The remains, which were discovered on Monday, were sent for tests on Tuesday in an effort to identify the bodies, a Karbala police spokesman said.
The men who claim to have discovered the graves were working on underground sewer lines, CBS' Jennifer Donelan reports.
Police will not say how many bodies were found.
Ayad Mashaalah, a local restaurant owner, said he saw bags filled with decomposed bones and corpses. Mashaalah said human rights workers came and took the bags, which are thought to date back to 1991.
BBC estimates that as many as 30,000 people could have been killed and buried in mass graves during the particular Shiite uprising thought to be the source of Monday's finding.
The apparent discovery came amidst ain Iraq, with at least two dozen people — including two U.S. soldiers — killed in shootings and bombings Monday and 18 on Sunday.
In related developments:
Human rights organizations estimate that more than 300,000 people, mainly Kurds and Shiite Muslims, were killed and buried in mass graves during Saddam Hussein's 23-year rule, which ended when U.S.-led forces toppled his regime in April 2003.
Meanwhile, Tuesday, Officials said insurgents were trying to deepen the political turmoil surrounding the contested vote. Preliminary figures have given a big lead to the religious Shiite bloc that controls the current interim government.
The new violence came as three opposition groups threatened a wave of protests and civil disobedience if fraud charges are not properly investigated. The warning came from the secular Iraqi National List, headed by former Shiite Prime Minister Ayad Allawi, and two Sunni Arab groups.
More than 10,000 people, some carrying photos of Allawi, demonstrated Tuesday in favor of a government that would give more power to Sunni Arabs and secular Shiites. Marches chanted "No Sunnis, no Shiites, yes for national unity."
"We're protesting to reject the elections fraud. We want to ask the government and the elections commission: 'Where did our votes go? Who stole them?"' said Abdul Hamid Abdul Razzaq, a 45-year-old barber who attended the massive protest.
A similar protest in Baqouba ended with arrests. Police rounded up several people — most of them high school students — and took them into custody, Donelan reports.
Iraq's Electoral Commission said Monday that final results for the 275-seat parliament could be released in about a week.
Sunni Arab and secular Shiite factions are demanding that an international body review more than 1,500 complaints, warning they may boycott the new legislature. They also want new elections in some provinces, including Baghdad. The United Nations has rejected an outside review.
"We will resort to peaceful options, including protests, civil disobedience and a boycott of the political process until our demands are met," said Hassan Zaidan al-Lahaibi of the Sunni-dominated Iraqi Front for National Dialogue.
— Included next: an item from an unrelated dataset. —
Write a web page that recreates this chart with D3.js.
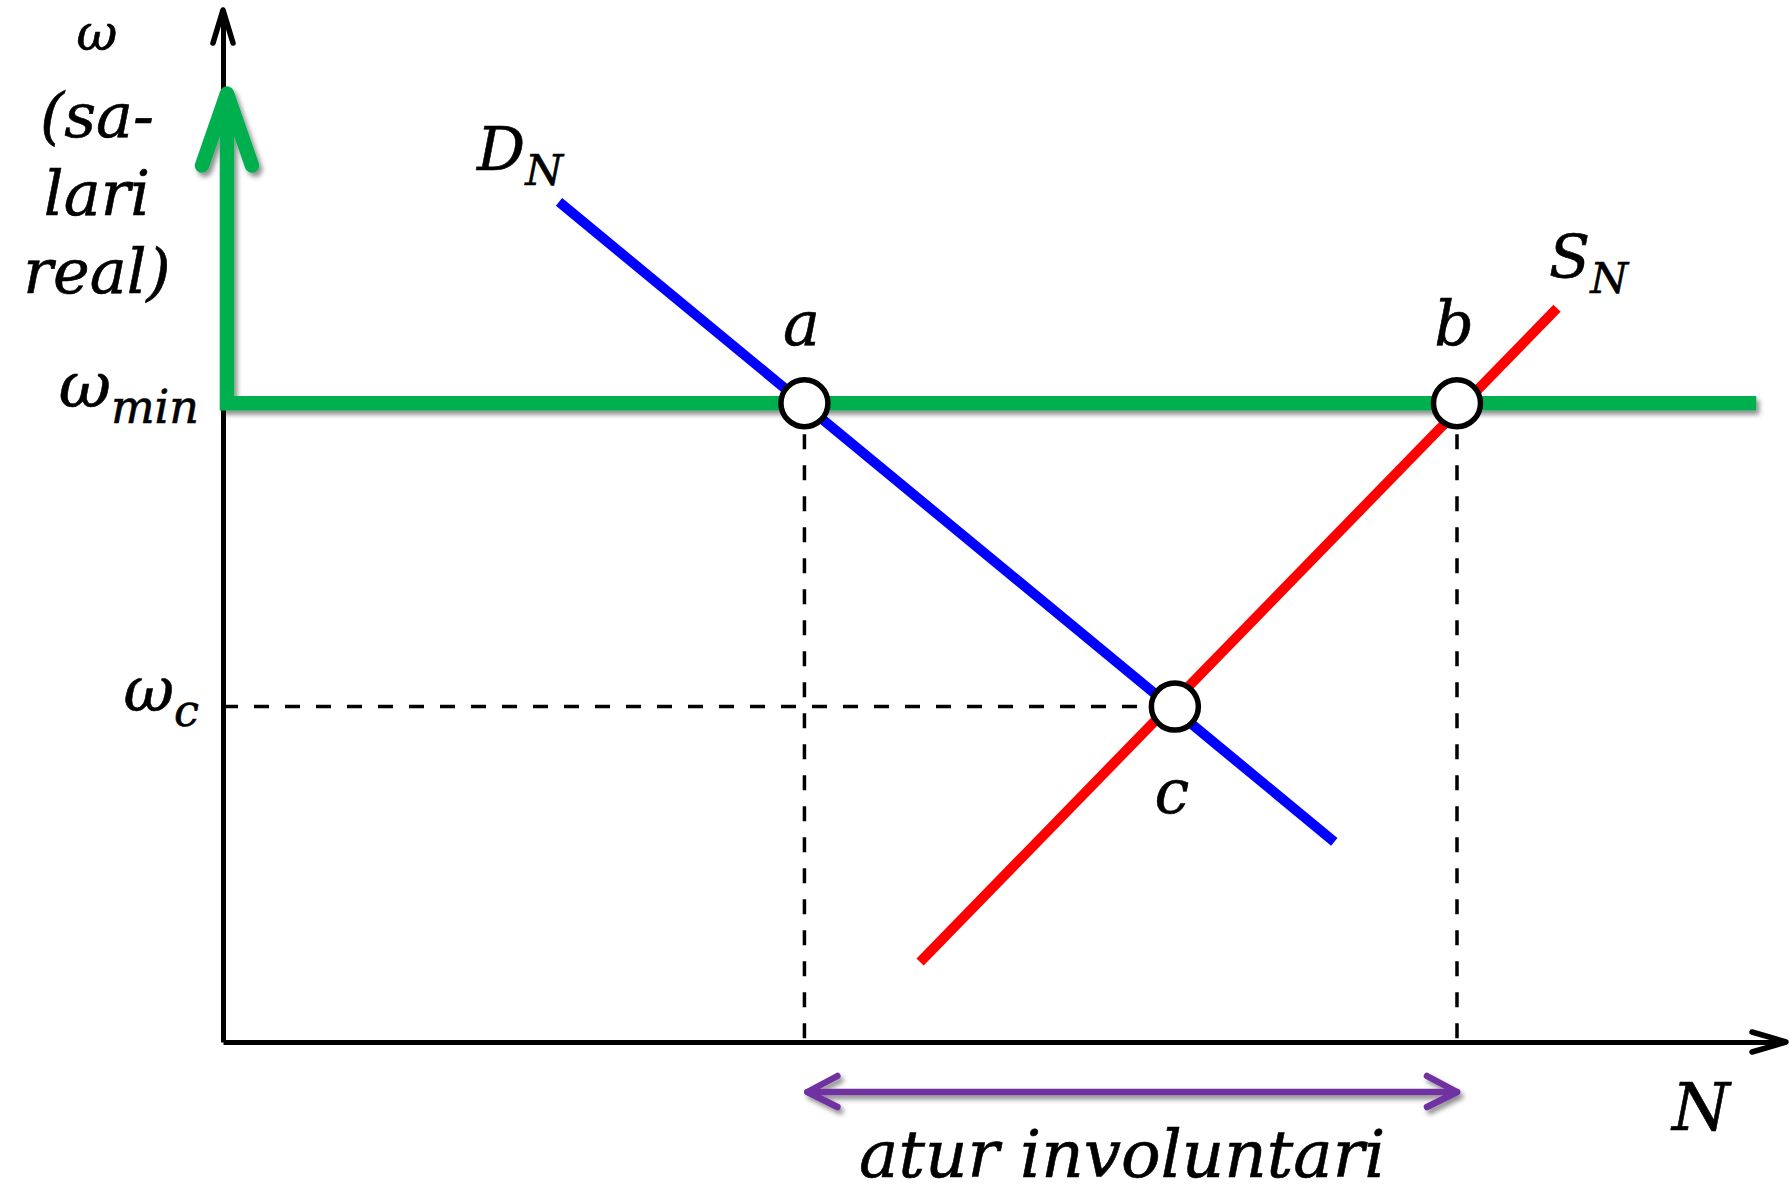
<!DOCTYPE html>
<html>
<head>
<meta charset="utf-8">
<script src="https://cdn.jsdelivr.net/npm/d3@7"></script>
<style>
  html, body { margin: 0; padding: 0; background: #fff; }
  svg { display: block; }
  text { font-family: "DejaVu Serif", serif; font-style: italic; fill: #000; stroke: #000; stroke-width: 0.6; }
</style>
</head>
<body>
<div id="chart"></div>
<script>
// labour market: N on x, real wage ω on y (arbitrary units 0-100)
const pointLabels = ["a", "b", "c"];
const pointN = [37.2, 78.95, 60.9];
const pointW = [61.9, 61.9, 32.5];
const demandN = [21.5, 71.1];
const demandW = [81.4, 19.4];
const supplyN = [44.6, 85.35];
const supplyW = [7.75, 71.1];
const minWage = 61.9;
const clearingWage = 32.5;
const floorEndN = 98.1;
const floorArrowW = 91.9;
const unemployment = [37.2, 78.95];
const yTitle = ["ω", "(sa-", "lari", "real)"];
const xTitle = "N";
const gapLabel = "atur involuntari";

const width = 1789;
const height = 1192;
const margin = { top: 10, right: 3, bottom: 150, left: 223 };

const svg = d3.select("#chart").append("svg").attr("width", width).attr("height", height);

const defs = svg.append("defs");
const shadow = defs.append("filter").attr("id", "shadow")
  .attr("x", "-5%").attr("y", "-50%").attr("width", "110%").attr("height", "200%");
shadow.append("feDropShadow")
  .attr("dx", 3).attr("dy", 4).attr("stdDeviation", 2.5)
  .attr("flood-color", "#000").attr("flood-opacity", 0.45);

const x = d3.scaleLinear().domain([0, 100]).range([margin.left, width - margin.right]);
const y = d3.scaleLinear().domain([0, 100]).range([height - margin.bottom, margin.top]);
const line = d3.line().x((d) => x(d[0])).y((d) => y(d[1]));

// axes
svg.append("g").attr("transform", `translate(0,${y(0)})`)
  .call(d3.axisBottom(x).tickValues([]).tickSizeOuter(0));
svg.append("g").attr("transform", `translate(${x(0)},0)`)
  .call(d3.axisLeft(y).tickValues([]).tickSizeOuter(0));
svg.selectAll(".domain").attr("stroke", "#000").attr("stroke-width", 5);

const arrowX = x(100), arrowY = y(100);
svg.append("path")
  .attr("d", `M${arrowX - 34},${y(0) - 10}L${arrowX},${y(0)}L${arrowX - 34},${y(0) + 10}`)
  .attr("fill", "none").attr("stroke", "#000").attr("stroke-width", 5.5)
  .attr("stroke-linecap", "round").attr("stroke-linejoin", "round");
svg.append("path")
  .attr("d", `M${x(0) - 10},${arrowY + 33}L${x(0)},${arrowY}L${x(0) + 10},${arrowY + 33}`)
  .attr("fill", "none").attr("stroke", "#000").attr("stroke-width", 5.5)
  .attr("stroke-linecap", "round").attr("stroke-linejoin", "round");

// dashed guides
const guides = svg.append("g").attr("stroke", "#000").attr("stroke-width", 3.5)
  .attr("stroke-dasharray", "15,16").attr("fill", "none");
[0, 1].forEach((i) => {
  guides.append("path").attr("d", line([[pointN[i], pointW[i]], [pointN[i], 0]]));
});
guides.append("path").attr("d", line([[0, clearingWage], [pointN[2], clearingWage]]));

// demand and supply
svg.append("path").attr("d", line(d3.zip(demandN, demandW)))
  .attr("stroke", "#0000ff").attr("stroke-width", 10).attr("fill", "none");
svg.append("path").attr("d", line(d3.zip(supplyN, supplyW)))
  .attr("stroke", "#ff0000").attr("stroke-width", 10).attr("fill", "none");

// minimum wage floor
const gx = x(0) + 4;
const floor = svg.append("g").attr("filter", "url(#shadow)")
  .attr("stroke", "#00b050").attr("stroke-width", 14.5).attr("fill", "none");
floor.append("path")
  .attr("d", `M${gx},${y(floorArrowW)}L${gx},${y(minWage)}L${x(floorEndN)},${y(minWage)}`)
  .attr("stroke-linejoin", "miter");
floor.append("path")
  .attr("d", `M${gx - 25},${y(floorArrowW) + 72}L${gx},${y(floorArrowW)}L${gx + 25},${y(floorArrowW) + 72}`)
  .attr("stroke-linecap", "round").attr("stroke-linejoin", "round");

// equilibrium points
svg.append("g").selectAll("circle")
  .data(pointLabels)
  .join("circle")
  .attr("cx", (d, i) => x(pointN[i]))
  .attr("cy", (d, i) => y(pointW[i]))
  .attr("r", 23.5)
  .attr("fill", "#fff").attr("stroke", "#000").attr("stroke-width", 5.5);

svg.append("g").selectAll("text")
  .data(pointLabels)
  .join("text")
  .attr("x", (d, i) => x(pointN[i]) - 3)
  .attr("y", (d, i) => y(pointW[i]) + (d === "c" ? 106 : -58))
  .attr("text-anchor", "middle")
  .attr("font-size", 62)
  .text((d) => d);

// involuntary unemployment span
const uy = y(0) + 50;
const span = svg.append("g").attr("filter", "url(#shadow)")
  .attr("stroke", "#7030a0").attr("stroke-width", 6.5).attr("fill", "none")
  .attr("stroke-linecap", "round").attr("stroke-linejoin", "round");
const u0 = x(unemployment[0]) + 3, u1 = x(unemployment[1]);
span.append("path").attr("d", `M${u0},${uy}L${u1},${uy}`);
span.append("path").attr("d", `M${u0 + 30},${uy - 16}L${u0},${uy}L${u0 + 30},${uy + 15}`);
span.append("path").attr("d", `M${u1 - 30},${uy - 16}L${u1},${uy}L${u1 - 30},${uy + 15}`);

svg.append("text")
  .attr("x", (u0 + u1) / 2 - 10).attr("y", uy + 85)
  .attr("text-anchor", "middle").attr("font-size", 66)
  .text(gapLabel);

// curve labels
function subLabel(px, py, main, sub, size, anchor) {
  const t = svg.append("text").attr("x", px).attr("y", py)
    .attr("font-size", size).attr("text-anchor", anchor || "start");
  t.append("tspan").text(main);
  t.append("tspan").attr("dy", size * 0.25).attr("font-size", size * 0.72).text(sub);
  return t;
}
subLabel(x(demandN[0]) - 82, y(demandW[0]) - 32, "D", "N", 60);
subLabel(x(supplyN[1]) - 8, y(supplyW[1]) - 30, "S", "N", 60);
subLabel(x(0) - 24, y(minWage) + 4, "ω", "min", 64, "end");
subLabel(x(0) - 24, y(clearingWage) + 4, "ω", "c", 62, "end");

svg.append("text")
  .attr("x", x(100) - 114).attr("y", y(0) + 88)
  .attr("font-size", 66).text(xTitle);

svg.append("g").selectAll("text")
  .data(yTitle)
  .join("text")
  .attr("x", 97)
  .attr("y", (d, i) => (i === 0 ? 50 : 137 + (i - 1) * 78))
  .attr("text-anchor", "middle")
  .attr("font-size", (d, i) => (i === 0 ? 50 : 62))
  .text((d) => d);
</script>
</body>
</html>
He spoke in neighboring Jordan, where representatives of the groups have met in recent days.
The election commission considers 35 of the complaints serious enough to change some local results. But Farid Ayar, a commission official, said there was no reason to cancel the entire election.
He also said preliminary results from early votes by soldiers, hospital patients, prisoners and overseas Iraqis showed a coalition of Kurdish parties and the main Shiite religious bloc each taking about a third. Those nearly 500,000 votes were not expected to alter overall results significantly.
Preliminary results previously released gave the United Iraqi Alliance, the religious Shiite coalition dominating the current government, a big lead — but one unlikely to allow it to govern without forming a coalition with other groups.
Alliance leader Abdul Aziz al-Hakim traveled to the northern Kurdish city of Irbil on Tuesday to discuss the formation of a governing coalition with Jalal Talabani, Iraq's Kurdish president, and Massoud Barzani, president of the Kurdish region.
Al-Hakim's secretary Haitham al-Husseini said there would also be negotiations with Sunni Arabs. Al-Husseini said the Alliance has proposed distributing the top six Cabinet positions, the three-member presidency council and top three parliament slots among the political blocs.